The statewide effort is made possible by local partnerships with Michigan OPEN and healthcare organizations, law enforcement and community organizations. The Spring 2018 event tripled the amount of Take Back locations from the Fall 2017 event and tripled the amount of opioids removed from Michigan communities.

Michigan-OPEN works with partners to hold community opioid and medication take-back events twice a year. These events provide a safe process for disposing of unused medications in order to protect communities, children and the environment. When Take Back Event participants were asked how they disposed of medications prior to coming to the Event, more than 50% answered, “did not dispose,” highlighting the need for these community events.

Michiganders from eight communities had a chance to drop unneeded medications off for free on September 30, as part of the largest drug take-back event ever spearheaded by the Michigan-OPEN initiative based at IHPI.
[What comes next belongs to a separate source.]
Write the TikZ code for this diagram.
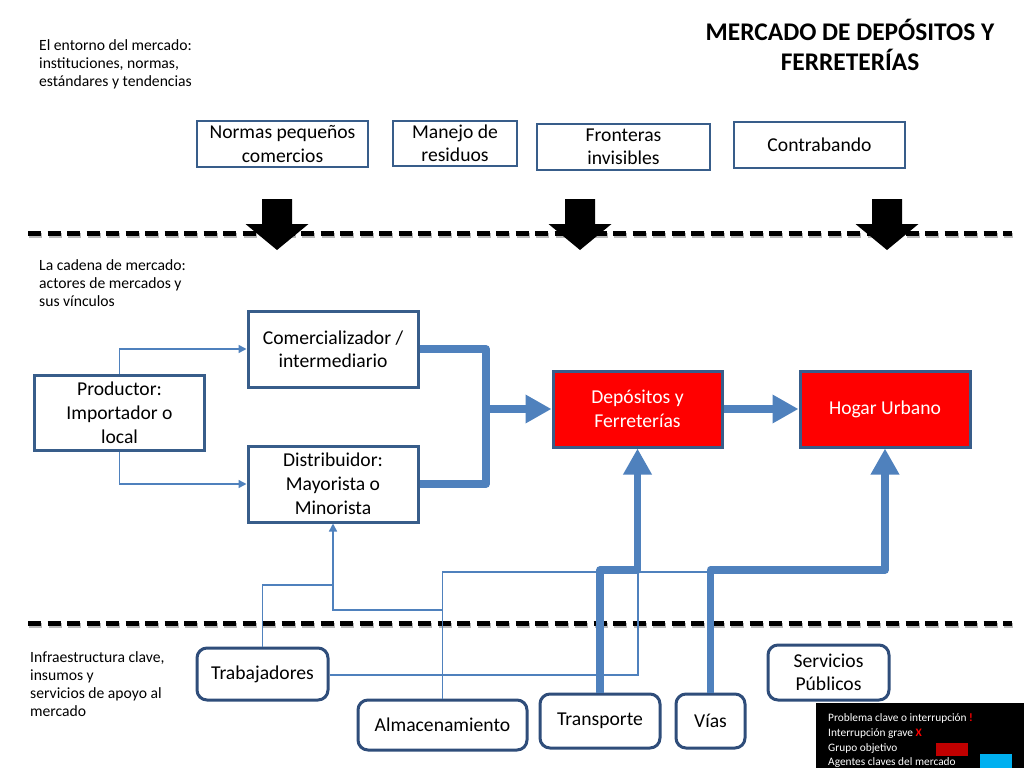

The event, which included partners from healthcare and law enforcement in Ann Arbor, Commerce, Escanaba, Jackson, Livonia, Pontiac, Saginaw, and Traverse City, attracted 766 people, who left behind 900 pounds of medication that they no longer wanted in their homes.

More than 17,500 of the 130,000 pills collected were opioid pain medications, which are the key target of the Michigan-OPEN effort because of their potential for abuse by those who have been prescribed them, or others. But the drive also brought in about an equal number of benzodiazepine and sedative pills, which carry their own risks of diversion and dependence, 10,000 antidepressants and 1,800 stimulants.
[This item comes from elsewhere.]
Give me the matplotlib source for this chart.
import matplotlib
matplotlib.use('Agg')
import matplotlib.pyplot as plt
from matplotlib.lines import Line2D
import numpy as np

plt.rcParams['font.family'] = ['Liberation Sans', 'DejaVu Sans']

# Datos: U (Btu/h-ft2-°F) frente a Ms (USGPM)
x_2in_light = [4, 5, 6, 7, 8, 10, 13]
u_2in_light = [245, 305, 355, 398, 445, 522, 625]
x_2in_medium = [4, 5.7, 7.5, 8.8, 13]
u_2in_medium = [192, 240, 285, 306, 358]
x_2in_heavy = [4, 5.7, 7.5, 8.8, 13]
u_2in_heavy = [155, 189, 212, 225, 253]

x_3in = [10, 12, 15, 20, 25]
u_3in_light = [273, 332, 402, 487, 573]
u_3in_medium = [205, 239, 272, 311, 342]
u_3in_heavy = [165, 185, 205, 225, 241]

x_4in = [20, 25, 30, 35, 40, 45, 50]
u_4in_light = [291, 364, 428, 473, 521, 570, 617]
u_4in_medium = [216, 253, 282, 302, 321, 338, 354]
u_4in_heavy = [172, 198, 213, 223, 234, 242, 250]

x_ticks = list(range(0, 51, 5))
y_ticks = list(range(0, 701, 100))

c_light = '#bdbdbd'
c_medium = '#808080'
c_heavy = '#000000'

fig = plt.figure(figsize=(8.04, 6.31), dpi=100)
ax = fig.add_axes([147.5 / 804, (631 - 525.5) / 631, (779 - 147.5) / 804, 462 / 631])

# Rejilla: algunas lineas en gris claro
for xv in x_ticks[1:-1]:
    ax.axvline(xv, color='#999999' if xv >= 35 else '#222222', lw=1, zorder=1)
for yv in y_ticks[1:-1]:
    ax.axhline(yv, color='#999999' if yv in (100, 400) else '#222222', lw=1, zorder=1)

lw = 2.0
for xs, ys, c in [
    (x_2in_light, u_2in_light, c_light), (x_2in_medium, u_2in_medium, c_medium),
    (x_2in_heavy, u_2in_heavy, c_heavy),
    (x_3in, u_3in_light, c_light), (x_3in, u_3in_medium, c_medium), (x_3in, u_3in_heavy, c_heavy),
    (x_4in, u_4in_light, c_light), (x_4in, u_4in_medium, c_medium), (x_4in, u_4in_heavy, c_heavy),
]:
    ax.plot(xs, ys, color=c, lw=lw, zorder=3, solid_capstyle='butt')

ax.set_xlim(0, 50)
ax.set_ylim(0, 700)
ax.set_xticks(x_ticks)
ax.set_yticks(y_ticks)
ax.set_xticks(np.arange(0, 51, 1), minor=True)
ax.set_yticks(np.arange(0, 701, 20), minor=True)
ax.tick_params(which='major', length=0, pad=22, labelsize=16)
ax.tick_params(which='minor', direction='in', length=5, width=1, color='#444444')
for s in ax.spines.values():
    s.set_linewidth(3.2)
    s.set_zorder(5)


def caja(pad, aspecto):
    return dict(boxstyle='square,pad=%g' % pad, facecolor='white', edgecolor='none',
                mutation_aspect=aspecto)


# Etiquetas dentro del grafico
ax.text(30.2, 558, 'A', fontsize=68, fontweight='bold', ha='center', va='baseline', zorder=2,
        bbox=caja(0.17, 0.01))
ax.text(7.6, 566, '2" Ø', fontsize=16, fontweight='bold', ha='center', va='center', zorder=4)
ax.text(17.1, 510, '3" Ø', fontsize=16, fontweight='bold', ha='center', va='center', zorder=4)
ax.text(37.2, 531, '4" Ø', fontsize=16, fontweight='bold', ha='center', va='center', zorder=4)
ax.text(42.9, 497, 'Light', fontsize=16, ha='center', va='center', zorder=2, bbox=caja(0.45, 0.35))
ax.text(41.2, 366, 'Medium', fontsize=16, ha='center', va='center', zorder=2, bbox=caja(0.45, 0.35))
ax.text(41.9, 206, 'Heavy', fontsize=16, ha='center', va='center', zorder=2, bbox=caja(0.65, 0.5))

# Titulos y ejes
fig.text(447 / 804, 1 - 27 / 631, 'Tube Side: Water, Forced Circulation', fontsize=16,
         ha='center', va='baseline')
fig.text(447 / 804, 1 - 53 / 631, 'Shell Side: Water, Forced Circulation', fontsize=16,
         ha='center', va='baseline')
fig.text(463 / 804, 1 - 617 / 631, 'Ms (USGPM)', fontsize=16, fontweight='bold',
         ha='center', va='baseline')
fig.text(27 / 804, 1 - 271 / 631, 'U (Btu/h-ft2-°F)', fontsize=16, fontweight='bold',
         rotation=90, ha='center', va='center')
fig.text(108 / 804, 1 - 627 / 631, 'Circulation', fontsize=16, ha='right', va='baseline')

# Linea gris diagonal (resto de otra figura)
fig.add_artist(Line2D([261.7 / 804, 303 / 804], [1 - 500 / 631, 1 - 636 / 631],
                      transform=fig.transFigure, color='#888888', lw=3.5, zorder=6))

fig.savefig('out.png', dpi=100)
The drive once again showed that people tend to receive their opioids after surgery, and to hold on to them for years afterward. The oldest opioid pill collected was from 1984, nearly as old as the oldest one ever brought to a Michigan-OPEN event.

Six locations across the State of Michigan participated in drug take-back events on May 20, 2017. The free, no questions asked chance to get rid of opioids and other unneeded medicines out of the house took place in Ann Arbor, Jackson, Saginaw, Traverse City, Escanaba, and Pontiac.
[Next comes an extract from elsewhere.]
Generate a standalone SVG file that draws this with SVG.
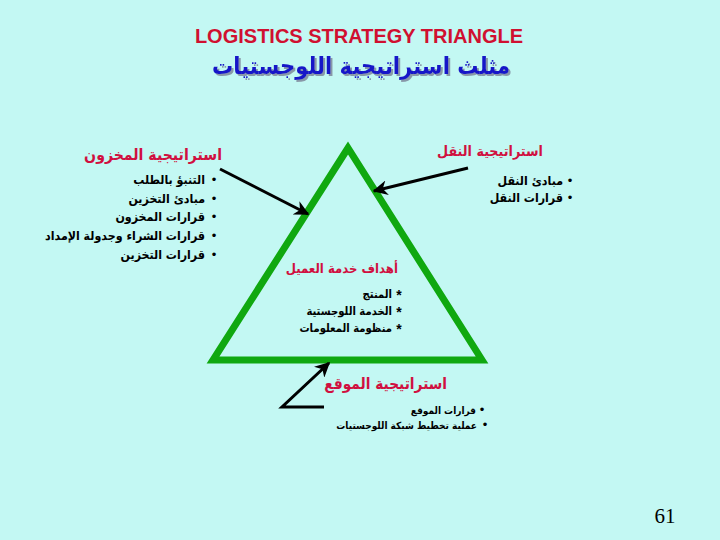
<svg xmlns="http://www.w3.org/2000/svg" width="720" height="540" viewBox="0 0 720 540">
<defs>
<style>
.ar{font-family:"DejaVu Sans Condensed","DejaVu Sans",sans-serif;font-weight:bold;text-anchor:end}
.hd{fill:#D01040}
.it{fill:#000}
.bul{font-family:"Liberation Sans",sans-serif;font-size:13px;fill:#000;text-anchor:middle}
.ast{font-family:"Liberation Sans",sans-serif;font-size:14px;font-weight:bold;fill:#000;text-anchor:middle}
.arw{stroke:#000;stroke-width:3;fill:none}
</style>
<filter id="sh" x="-5%" y="-20%" width="110%" height="150%">
<feDropShadow dx="2" dy="2" stdDeviation="0.4" flood-color="#8898A8" flood-opacity="1"/>
</filter>
<marker id="ah" viewBox="0 0 10 10" refX="9" refY="5" markerWidth="5" markerHeight="5" orient="auto" markerUnits="strokeWidth">
<path d="M0,0 L10,5 L0,10 L3,5 Z" fill="#000"/>
</marker>
</defs>
<rect width="720" height="540" fill="#C3F8F3"/>
<g id="title">
<text x="359" y="43" font-family="Liberation Sans, sans-serif" font-weight="bold" font-size="20" fill="#D01030" text-anchor="middle">LOGISTICS STRATEGY TRIANGLE</text>
<text class="ar" x="510" y="74" font-size="23.5" fill="#1818C8" filter="url(#sh)">مثلث استراتيجية اللوجستيات</text>
</g>
<g id="triangle">
<path d="M348,148 L213,360 L482,360 Z" fill="none" stroke="#10A810" stroke-width="7" stroke-linejoin="miter"/>
</g>
<g id="connectors">
<path class="arw" d="M220,169 L308,214" marker-end="url(#ah)"/>
<path class="arw" d="M468,168 L374,191" marker-end="url(#ah)"/>
<path class="arw" d="M324,407 L282,407 L329,363" marker-end="url(#ah)"/>
</g>
<g id="inventory">
<text class="ar hd" x="222" y="160" font-size="15.7">استراتيجية المخزون</text>
<text class="bul" x="214" y="184">•</text><text class="ar it" x="205" y="184" font-size="12.3">التنبؤ بالطلب</text>
<text class="bul" x="214" y="203">•</text><text class="ar it" x="205" y="203" font-size="12.3">مبادئ التخزين</text>
<text class="bul" x="214" y="221">•</text><text class="ar it" x="205" y="221" font-size="12.3">قرارات المخزون</text>
<text class="bul" x="214" y="240">•</text><text class="ar it" x="205" y="240" font-size="12.3">قرارات الشراء وجدولة الإمداد</text>
<text class="bul" x="214" y="259">•</text><text class="ar it" x="205" y="259" font-size="12.3">قرارات التخزين</text>
</g>
<g id="transport">
<text class="ar hd" x="543" y="156" font-size="14.2">استراتيجية النقل</text>
<text class="bul" x="570" y="185">•</text><text class="ar it" x="563" y="185" font-size="12.3">مبادئ النقل</text>
<text class="bul" x="570" y="202">•</text><text class="ar it" x="563" y="202" font-size="12.3">قرارات النقل</text>
</g>
<g id="customer">
<text class="ar hd" x="398" y="273" font-size="13">أهداف خدمة العميل</text>
<text class="ast" x="399" y="300">*</text><text class="ar it" x="392" y="298" font-size="11.2">المنتج</text>
<text class="ast" x="399" y="317">*</text><text class="ar it" x="392" y="315" font-size="11.2">الخدمة اللوجستية</text>
<text class="ast" x="399" y="334">*</text><text class="ar it" x="392" y="332" font-size="11.2">منظومة المعلومات</text>
</g>
<g id="location">
<text class="ar hd" x="447" y="389" font-size="15.3">استراتيجية الموقع</text>
<text class="bul" x="482" y="414">•</text><text class="ar it" x="476" y="414" font-size="10">قرارات الموقع</text>
<text class="bul" x="485" y="429">•</text><text class="ar it" x="477" y="429" font-size="10">عملية تخطيط شبكة اللوجستيات</text>
</g>
<g id="page">
<text x="665" y="523" font-family="Liberation Serif, serif" font-size="21" fill="#000" text-anchor="middle">61</text>
</g>
</svg>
The results of the combined events were significant, bringing in close to 600 people dropping off 421 pounds of pills. The oldest pain medication returned was from 1976 and more than 15,000 opioids across all of the events were collected. The most common reason for people to have excess medications was from surgery.

The Michigan OPEN-led event aimed to reduce the number of houses that have opioid pain medications on hand, as well as other medicines that shouldn’t be kept around or dumped in the trash or down the toilet. Michigan OPEN co-director, Chad Brummett, M.D., said, “We were very proud to partner with others to make it easy for people to get these medications out of the house before they fall into the wrong hands or get into the natural environment. We can’t thank all of our partners enough, both healthcare and law enforcement, because without them these events would not have been possible.”

The take-back events were sponsored by local health organizations and Michigan Medicine’s Department of Anesthesiology in collaboration with Michigan OPEN.